Everything from the line with "Clone this chart in D3.js." through the line with "[d3.symbolSquare, d3.symbolCircle, d3.symbolTriangle];", inclusive, should be repeated exactly, except the pictures.
## BEGIN EXTRACTED DATA
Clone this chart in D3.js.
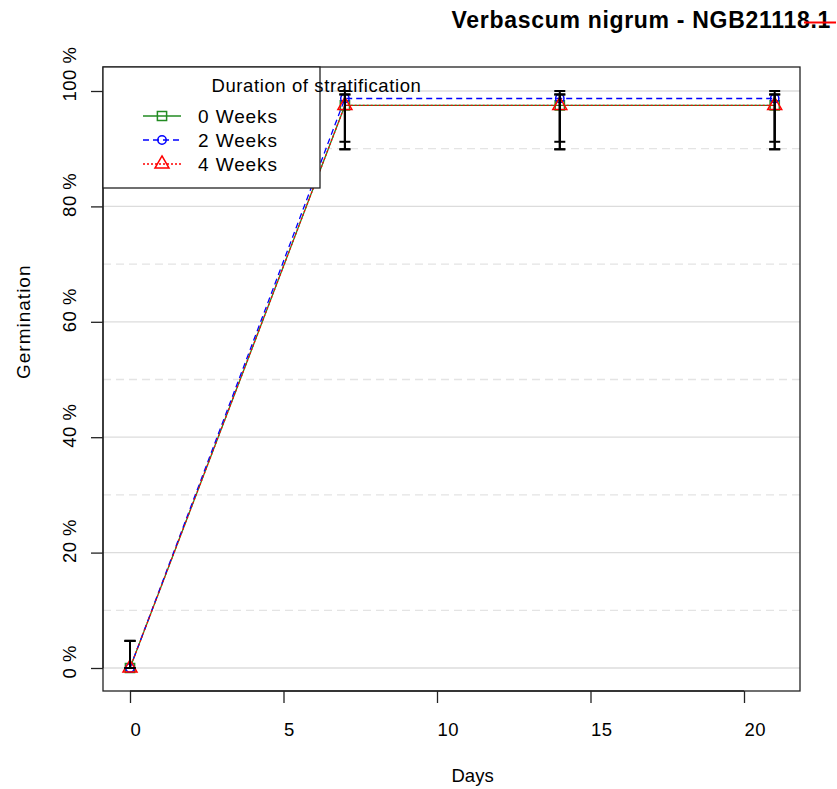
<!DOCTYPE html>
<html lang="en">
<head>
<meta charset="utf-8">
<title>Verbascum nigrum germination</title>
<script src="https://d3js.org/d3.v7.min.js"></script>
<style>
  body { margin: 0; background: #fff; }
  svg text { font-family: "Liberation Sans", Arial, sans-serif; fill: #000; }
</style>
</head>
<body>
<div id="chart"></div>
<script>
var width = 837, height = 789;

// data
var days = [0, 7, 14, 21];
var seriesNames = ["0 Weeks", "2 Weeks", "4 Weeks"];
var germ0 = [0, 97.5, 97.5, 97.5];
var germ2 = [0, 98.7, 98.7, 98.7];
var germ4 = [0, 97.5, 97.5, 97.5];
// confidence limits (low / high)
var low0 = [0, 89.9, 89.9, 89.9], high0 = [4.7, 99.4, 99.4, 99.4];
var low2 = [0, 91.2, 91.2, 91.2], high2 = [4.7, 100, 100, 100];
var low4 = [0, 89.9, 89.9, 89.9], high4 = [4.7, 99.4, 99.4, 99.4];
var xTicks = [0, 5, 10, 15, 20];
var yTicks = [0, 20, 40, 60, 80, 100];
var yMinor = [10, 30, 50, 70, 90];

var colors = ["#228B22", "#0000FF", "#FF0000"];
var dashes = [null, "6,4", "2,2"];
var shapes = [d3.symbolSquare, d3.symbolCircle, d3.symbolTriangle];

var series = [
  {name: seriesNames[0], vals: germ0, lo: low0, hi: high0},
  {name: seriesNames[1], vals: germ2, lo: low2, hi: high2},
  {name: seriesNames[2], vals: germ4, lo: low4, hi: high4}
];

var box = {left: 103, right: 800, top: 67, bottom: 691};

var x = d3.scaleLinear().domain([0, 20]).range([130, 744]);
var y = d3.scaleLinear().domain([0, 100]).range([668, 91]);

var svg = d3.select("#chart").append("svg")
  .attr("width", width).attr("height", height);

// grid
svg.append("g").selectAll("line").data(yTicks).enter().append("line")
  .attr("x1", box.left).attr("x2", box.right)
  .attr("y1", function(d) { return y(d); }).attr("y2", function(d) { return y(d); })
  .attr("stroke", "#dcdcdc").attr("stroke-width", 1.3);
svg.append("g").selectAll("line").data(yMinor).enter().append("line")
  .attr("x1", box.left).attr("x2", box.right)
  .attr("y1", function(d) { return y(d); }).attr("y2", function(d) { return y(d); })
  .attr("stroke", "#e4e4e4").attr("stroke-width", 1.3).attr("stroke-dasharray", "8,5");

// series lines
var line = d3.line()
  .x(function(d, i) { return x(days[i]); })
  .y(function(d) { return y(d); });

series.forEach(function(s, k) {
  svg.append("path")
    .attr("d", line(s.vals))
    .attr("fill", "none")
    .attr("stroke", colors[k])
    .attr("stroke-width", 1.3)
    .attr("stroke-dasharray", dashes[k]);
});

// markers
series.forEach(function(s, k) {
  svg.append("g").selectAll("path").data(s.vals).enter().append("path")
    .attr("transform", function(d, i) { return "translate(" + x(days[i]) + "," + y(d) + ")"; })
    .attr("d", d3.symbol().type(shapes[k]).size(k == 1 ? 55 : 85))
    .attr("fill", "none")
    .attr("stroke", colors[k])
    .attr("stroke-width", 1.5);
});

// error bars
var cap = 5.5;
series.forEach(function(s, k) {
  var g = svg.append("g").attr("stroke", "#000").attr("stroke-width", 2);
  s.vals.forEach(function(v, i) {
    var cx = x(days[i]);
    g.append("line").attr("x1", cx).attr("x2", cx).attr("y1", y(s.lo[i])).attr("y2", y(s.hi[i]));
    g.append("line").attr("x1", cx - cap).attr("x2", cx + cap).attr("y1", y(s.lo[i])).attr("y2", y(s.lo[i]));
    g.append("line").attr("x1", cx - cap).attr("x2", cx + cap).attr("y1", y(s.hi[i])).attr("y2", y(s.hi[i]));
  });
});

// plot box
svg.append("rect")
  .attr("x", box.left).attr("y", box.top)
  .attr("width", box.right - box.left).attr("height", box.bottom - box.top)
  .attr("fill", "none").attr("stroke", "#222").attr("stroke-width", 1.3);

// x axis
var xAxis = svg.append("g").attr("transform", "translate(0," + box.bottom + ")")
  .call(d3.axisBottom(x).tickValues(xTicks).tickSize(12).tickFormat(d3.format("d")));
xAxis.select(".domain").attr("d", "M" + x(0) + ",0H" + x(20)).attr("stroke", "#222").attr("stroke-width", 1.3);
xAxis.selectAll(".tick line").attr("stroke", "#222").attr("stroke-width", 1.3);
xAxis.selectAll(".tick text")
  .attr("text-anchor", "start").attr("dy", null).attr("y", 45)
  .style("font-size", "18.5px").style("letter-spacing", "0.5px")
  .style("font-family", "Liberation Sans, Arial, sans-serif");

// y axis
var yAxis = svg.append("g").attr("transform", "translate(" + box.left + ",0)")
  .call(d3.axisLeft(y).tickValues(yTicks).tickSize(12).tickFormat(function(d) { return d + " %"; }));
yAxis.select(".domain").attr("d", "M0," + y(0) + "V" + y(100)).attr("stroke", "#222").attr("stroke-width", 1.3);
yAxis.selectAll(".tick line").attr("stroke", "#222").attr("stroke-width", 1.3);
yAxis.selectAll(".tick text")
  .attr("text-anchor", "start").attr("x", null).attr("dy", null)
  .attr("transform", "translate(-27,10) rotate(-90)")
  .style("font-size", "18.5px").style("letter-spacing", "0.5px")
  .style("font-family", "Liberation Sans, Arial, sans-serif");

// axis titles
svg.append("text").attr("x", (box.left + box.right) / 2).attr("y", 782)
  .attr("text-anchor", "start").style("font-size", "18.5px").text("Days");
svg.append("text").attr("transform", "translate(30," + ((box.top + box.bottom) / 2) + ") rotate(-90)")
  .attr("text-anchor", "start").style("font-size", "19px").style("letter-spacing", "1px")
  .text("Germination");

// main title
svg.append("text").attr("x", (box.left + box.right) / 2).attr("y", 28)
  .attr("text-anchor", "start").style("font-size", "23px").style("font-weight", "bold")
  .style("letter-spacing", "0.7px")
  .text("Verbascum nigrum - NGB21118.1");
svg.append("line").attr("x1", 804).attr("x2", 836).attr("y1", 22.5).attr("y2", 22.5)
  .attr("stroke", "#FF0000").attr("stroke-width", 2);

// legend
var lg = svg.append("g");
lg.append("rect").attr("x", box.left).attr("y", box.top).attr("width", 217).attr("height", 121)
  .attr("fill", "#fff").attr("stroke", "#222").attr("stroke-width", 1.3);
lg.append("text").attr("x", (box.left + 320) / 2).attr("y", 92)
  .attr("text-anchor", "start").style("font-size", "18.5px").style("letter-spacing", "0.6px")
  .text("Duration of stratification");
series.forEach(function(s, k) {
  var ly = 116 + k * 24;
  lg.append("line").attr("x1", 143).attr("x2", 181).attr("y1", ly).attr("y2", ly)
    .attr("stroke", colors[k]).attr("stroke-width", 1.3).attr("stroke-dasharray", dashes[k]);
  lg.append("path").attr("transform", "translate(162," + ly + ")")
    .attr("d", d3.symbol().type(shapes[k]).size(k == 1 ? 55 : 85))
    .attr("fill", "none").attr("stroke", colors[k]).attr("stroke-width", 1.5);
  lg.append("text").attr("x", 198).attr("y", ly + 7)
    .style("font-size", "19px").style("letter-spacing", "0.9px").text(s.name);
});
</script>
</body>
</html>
## END EXTRACTED DATA
## BEGIN EXTRACTED DATA
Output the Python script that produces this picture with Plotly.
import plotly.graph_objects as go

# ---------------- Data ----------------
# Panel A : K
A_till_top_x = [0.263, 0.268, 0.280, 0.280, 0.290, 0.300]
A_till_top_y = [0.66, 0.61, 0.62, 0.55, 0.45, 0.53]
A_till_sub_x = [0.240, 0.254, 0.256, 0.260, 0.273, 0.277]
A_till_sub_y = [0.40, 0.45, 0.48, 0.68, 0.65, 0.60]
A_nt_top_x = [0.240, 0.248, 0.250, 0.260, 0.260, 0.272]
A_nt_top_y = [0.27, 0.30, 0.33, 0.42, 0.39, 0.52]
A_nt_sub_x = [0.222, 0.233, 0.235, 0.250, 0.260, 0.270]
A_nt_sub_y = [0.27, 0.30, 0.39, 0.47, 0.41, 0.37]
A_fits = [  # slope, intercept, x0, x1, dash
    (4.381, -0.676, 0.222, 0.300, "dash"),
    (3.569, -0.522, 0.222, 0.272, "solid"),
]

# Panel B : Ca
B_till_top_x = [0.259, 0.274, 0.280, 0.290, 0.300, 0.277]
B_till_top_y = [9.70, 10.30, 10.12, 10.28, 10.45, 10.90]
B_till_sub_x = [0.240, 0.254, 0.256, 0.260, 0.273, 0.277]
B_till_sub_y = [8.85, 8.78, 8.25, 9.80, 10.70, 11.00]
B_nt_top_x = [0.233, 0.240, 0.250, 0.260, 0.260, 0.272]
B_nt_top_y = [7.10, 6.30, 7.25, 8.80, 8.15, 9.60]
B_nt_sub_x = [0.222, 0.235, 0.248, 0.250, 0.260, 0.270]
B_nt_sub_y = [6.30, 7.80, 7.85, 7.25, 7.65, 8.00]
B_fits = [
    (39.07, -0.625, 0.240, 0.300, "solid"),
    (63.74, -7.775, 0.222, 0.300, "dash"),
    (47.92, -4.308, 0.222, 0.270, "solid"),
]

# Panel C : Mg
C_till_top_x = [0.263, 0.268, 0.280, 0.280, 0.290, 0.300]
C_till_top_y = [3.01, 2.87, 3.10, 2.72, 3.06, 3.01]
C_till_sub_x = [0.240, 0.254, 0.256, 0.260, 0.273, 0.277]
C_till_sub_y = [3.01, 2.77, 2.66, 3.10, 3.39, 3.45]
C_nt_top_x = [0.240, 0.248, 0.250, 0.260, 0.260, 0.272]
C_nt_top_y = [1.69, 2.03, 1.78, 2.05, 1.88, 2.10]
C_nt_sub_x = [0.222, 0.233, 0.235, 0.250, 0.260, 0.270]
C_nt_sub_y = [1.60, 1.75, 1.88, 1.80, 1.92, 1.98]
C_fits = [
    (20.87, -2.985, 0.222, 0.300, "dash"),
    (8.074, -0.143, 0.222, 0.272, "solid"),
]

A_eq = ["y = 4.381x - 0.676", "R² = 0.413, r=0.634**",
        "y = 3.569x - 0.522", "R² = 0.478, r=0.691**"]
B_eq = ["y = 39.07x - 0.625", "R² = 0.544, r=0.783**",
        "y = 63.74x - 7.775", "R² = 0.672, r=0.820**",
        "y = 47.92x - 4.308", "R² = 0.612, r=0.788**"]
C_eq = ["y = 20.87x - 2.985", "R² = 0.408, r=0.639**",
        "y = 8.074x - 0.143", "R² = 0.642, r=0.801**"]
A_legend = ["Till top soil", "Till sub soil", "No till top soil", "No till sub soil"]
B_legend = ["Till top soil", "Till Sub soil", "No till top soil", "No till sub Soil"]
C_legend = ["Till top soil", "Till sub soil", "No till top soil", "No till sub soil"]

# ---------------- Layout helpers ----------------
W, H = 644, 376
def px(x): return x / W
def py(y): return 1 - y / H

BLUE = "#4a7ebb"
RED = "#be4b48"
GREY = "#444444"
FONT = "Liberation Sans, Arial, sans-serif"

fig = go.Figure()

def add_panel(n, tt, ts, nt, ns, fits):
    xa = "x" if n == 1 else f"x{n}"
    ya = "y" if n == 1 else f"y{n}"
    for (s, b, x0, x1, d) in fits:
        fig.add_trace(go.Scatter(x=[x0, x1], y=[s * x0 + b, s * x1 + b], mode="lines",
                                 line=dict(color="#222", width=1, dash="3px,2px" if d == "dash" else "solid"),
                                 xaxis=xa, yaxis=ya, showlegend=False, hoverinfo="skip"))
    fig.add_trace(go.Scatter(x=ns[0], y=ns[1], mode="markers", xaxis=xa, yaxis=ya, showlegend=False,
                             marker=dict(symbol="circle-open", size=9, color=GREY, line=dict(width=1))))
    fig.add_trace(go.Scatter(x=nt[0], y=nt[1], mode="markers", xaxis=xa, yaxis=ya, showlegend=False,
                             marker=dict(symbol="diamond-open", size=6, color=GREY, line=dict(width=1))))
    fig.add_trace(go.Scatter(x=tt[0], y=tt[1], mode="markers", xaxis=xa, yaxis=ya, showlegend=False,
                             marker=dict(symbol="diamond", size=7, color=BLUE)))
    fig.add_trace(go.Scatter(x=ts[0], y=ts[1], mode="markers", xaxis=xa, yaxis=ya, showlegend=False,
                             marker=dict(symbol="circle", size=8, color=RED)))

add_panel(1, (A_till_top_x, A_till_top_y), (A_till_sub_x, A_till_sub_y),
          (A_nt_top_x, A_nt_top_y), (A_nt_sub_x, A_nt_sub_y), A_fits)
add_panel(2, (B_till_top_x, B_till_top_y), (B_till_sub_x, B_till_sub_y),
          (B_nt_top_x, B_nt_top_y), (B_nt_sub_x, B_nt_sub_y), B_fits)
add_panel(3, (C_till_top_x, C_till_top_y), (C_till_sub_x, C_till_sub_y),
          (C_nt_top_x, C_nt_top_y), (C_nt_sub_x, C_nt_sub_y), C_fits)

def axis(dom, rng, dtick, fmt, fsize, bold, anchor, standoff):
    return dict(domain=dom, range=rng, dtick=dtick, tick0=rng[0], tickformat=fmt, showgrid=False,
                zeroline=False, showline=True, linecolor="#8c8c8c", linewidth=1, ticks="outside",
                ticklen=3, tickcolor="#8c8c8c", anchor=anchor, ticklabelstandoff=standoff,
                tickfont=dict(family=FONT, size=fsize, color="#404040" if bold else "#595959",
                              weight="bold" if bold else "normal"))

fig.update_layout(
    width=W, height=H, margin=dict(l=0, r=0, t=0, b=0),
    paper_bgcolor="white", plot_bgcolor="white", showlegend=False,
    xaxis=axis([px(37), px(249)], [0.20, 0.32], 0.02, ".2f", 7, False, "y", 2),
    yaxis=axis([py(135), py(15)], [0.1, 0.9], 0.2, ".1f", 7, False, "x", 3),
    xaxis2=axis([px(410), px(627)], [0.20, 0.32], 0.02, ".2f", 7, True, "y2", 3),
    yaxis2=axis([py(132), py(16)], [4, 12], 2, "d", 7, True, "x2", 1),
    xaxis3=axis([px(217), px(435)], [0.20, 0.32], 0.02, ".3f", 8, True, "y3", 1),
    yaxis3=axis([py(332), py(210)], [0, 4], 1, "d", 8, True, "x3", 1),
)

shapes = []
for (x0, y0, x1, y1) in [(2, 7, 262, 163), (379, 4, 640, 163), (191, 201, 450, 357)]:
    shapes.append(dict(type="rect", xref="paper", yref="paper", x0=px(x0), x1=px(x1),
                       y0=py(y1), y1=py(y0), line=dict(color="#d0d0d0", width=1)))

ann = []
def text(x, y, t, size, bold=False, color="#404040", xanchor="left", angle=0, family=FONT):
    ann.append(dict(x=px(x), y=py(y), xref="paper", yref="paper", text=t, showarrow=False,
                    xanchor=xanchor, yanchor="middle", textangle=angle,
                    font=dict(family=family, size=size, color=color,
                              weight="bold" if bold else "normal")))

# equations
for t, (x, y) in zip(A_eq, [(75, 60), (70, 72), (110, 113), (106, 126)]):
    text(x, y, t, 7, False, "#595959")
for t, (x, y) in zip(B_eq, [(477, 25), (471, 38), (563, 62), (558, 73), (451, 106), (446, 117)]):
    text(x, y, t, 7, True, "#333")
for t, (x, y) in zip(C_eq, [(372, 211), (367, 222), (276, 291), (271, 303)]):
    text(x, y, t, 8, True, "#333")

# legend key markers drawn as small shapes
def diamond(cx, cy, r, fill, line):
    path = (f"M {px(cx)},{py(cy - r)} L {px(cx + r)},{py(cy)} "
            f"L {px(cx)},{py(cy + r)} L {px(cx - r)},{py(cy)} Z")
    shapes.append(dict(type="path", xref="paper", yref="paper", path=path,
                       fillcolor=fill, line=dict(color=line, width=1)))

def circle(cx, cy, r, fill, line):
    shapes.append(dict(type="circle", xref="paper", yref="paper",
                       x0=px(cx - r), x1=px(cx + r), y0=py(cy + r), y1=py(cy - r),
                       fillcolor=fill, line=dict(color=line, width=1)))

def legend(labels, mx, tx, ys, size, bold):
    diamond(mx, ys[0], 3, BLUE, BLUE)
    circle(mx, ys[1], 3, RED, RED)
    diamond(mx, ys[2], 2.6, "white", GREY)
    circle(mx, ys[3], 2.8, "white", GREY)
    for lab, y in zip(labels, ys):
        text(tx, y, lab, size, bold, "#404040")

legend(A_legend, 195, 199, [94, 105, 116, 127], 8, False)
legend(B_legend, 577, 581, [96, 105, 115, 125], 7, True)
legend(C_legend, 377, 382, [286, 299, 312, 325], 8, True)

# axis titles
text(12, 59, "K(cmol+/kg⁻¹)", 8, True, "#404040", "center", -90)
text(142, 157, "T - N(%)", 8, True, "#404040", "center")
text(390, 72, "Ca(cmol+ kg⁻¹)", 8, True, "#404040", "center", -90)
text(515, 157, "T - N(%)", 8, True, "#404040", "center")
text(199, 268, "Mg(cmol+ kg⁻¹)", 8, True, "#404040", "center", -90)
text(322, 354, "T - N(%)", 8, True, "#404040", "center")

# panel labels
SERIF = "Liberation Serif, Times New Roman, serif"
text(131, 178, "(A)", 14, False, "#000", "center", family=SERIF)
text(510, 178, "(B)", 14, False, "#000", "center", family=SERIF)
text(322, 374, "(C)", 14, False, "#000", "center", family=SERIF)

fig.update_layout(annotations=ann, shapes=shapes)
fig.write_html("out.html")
## END EXTRACTED DATA
## BEGIN EXTRACTED DATA
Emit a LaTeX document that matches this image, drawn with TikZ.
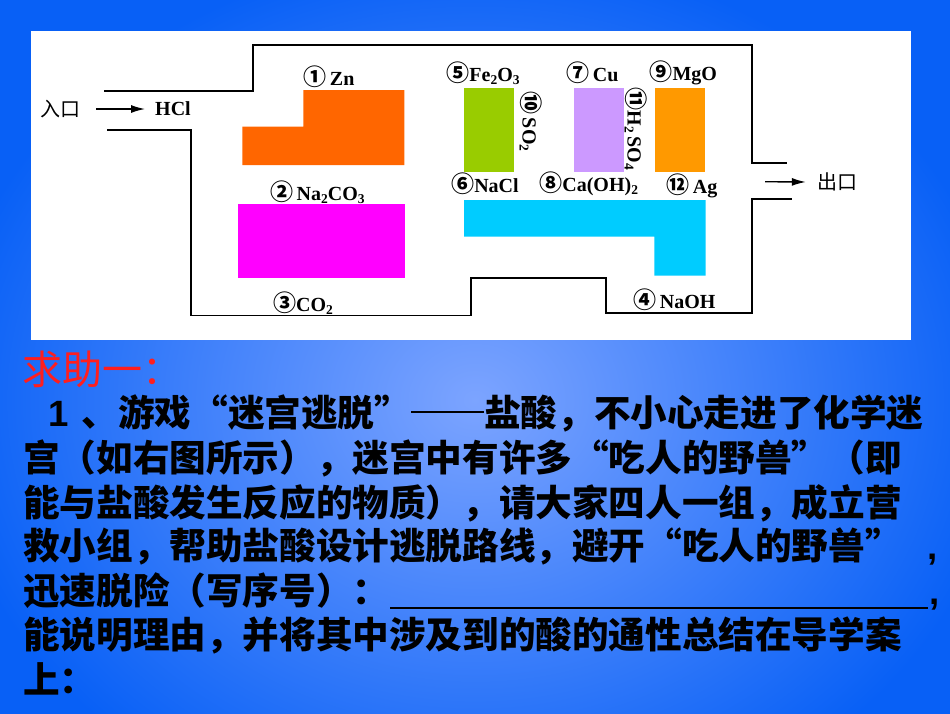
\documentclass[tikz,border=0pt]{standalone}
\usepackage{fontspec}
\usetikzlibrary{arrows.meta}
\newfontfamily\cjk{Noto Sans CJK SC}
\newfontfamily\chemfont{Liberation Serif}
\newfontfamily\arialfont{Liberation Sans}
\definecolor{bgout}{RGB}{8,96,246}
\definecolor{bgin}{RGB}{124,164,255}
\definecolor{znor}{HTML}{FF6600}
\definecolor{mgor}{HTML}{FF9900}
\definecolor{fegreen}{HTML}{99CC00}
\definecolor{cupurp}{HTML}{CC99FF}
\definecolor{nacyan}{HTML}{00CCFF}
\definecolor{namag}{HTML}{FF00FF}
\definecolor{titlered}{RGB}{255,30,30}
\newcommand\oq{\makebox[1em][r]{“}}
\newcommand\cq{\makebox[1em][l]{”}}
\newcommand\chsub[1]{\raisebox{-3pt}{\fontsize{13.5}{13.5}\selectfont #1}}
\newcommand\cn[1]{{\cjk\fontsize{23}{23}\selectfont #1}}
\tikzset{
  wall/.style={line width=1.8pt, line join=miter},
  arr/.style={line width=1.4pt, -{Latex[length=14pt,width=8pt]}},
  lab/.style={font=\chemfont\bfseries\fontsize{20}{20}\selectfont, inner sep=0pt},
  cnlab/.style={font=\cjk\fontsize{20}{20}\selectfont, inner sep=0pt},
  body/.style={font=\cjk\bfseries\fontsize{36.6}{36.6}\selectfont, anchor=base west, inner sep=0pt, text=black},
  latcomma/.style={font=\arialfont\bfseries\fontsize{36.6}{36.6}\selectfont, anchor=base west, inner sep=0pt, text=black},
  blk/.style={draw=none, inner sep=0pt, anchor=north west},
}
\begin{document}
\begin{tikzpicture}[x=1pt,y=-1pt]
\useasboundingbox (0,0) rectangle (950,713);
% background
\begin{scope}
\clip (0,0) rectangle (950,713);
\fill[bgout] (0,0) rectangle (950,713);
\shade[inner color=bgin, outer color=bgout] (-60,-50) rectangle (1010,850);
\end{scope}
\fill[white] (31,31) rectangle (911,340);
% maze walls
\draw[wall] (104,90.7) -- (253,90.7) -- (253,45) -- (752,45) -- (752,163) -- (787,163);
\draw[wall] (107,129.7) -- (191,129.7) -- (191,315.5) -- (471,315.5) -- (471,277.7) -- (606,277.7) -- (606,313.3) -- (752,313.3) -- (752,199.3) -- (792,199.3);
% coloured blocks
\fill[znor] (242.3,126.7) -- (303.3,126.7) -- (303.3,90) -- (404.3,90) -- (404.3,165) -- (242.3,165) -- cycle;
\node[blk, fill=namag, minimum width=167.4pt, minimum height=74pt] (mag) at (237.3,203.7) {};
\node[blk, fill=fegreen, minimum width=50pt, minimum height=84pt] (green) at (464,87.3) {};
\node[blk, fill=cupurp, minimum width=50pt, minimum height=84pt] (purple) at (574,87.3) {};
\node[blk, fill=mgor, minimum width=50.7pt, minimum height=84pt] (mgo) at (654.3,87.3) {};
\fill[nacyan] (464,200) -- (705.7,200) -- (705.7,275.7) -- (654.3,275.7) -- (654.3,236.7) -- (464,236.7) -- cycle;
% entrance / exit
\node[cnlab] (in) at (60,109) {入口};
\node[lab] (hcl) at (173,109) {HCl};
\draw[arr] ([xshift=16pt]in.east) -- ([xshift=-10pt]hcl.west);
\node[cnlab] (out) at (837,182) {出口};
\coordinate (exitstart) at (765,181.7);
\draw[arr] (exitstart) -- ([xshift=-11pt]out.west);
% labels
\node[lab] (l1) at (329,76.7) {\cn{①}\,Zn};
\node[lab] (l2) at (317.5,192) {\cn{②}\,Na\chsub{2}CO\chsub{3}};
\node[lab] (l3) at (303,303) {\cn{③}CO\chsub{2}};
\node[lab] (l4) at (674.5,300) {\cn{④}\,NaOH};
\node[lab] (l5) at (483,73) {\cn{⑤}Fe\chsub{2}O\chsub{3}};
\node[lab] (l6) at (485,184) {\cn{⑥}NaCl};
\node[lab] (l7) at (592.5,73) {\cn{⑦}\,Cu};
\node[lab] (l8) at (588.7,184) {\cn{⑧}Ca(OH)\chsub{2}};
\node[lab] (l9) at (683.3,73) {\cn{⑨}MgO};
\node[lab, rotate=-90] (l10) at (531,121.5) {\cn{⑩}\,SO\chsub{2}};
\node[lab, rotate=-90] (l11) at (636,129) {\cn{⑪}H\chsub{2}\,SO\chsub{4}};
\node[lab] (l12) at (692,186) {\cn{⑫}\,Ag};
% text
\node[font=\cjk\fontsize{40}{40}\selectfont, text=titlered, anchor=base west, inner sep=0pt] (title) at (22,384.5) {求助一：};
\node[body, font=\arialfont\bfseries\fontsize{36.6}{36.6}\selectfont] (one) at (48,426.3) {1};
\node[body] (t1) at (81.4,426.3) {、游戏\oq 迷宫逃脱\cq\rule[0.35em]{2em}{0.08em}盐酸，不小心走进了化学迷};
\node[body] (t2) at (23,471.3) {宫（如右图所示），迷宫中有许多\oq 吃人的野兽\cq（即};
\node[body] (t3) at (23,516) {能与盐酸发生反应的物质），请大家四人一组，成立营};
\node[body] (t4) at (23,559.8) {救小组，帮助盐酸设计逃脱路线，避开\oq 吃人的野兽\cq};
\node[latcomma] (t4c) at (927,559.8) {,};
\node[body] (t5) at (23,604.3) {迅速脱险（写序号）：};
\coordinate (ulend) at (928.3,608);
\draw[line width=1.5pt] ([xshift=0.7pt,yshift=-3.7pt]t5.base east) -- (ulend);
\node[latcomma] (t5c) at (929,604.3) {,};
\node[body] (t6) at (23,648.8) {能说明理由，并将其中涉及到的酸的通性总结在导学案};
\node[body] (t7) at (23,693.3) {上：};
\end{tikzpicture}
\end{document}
## END EXTRACTED DATA
EXERCISE SOLUTION:
Clone this chart in D3.js.
<!DOCTYPE html>
<html lang="en">
<head>
<meta charset="utf-8">
<title>Verbascum nigrum germination</title>
<script src="https://d3js.org/d3.v7.min.js"></script>
<style>
  body { margin: 0; background: #fff; }
  svg text { font-family: "Liberation Sans", Arial, sans-serif; fill: #000; }
</style>
</head>
<body>
<div id="chart"></div>
<script>
var width = 837, height = 789;

// data
var days = [0, 7, 14, 21];
var seriesNames = ["0 Weeks", "2 Weeks", "4 Weeks"];
var germ0 = [0, 97.5, 97.5, 97.5];
var germ2 = [0, 98.7, 98.7, 98.7];
var germ4 = [0, 97.5, 97.5, 97.5];
// confidence limits (low / high)
var low0 = [0, 89.9, 89.9, 89.9], high0 = [4.7, 99.4, 99.4, 99.4];
var low2 = [0, 91.2, 91.2, 91.2], high2 = [4.7, 100, 100, 100];
var low4 = [0, 89.9, 89.9, 89.9], high4 = [4.7, 99.4, 99.4, 99.4];
var xTicks = [0, 5, 10, 15, 20];
var yTicks = [0, 20, 40, 60, 80, 100];
var yMinor = [10, 30, 50, 70, 90];

var colors = ["#228B22", "#0000FF", "#FF0000"];
var dashes = [null, "6,4", "2,2"];
var shapes = [d3.symbolSquare, d3.symbolCircle, d3.symbolTriangle];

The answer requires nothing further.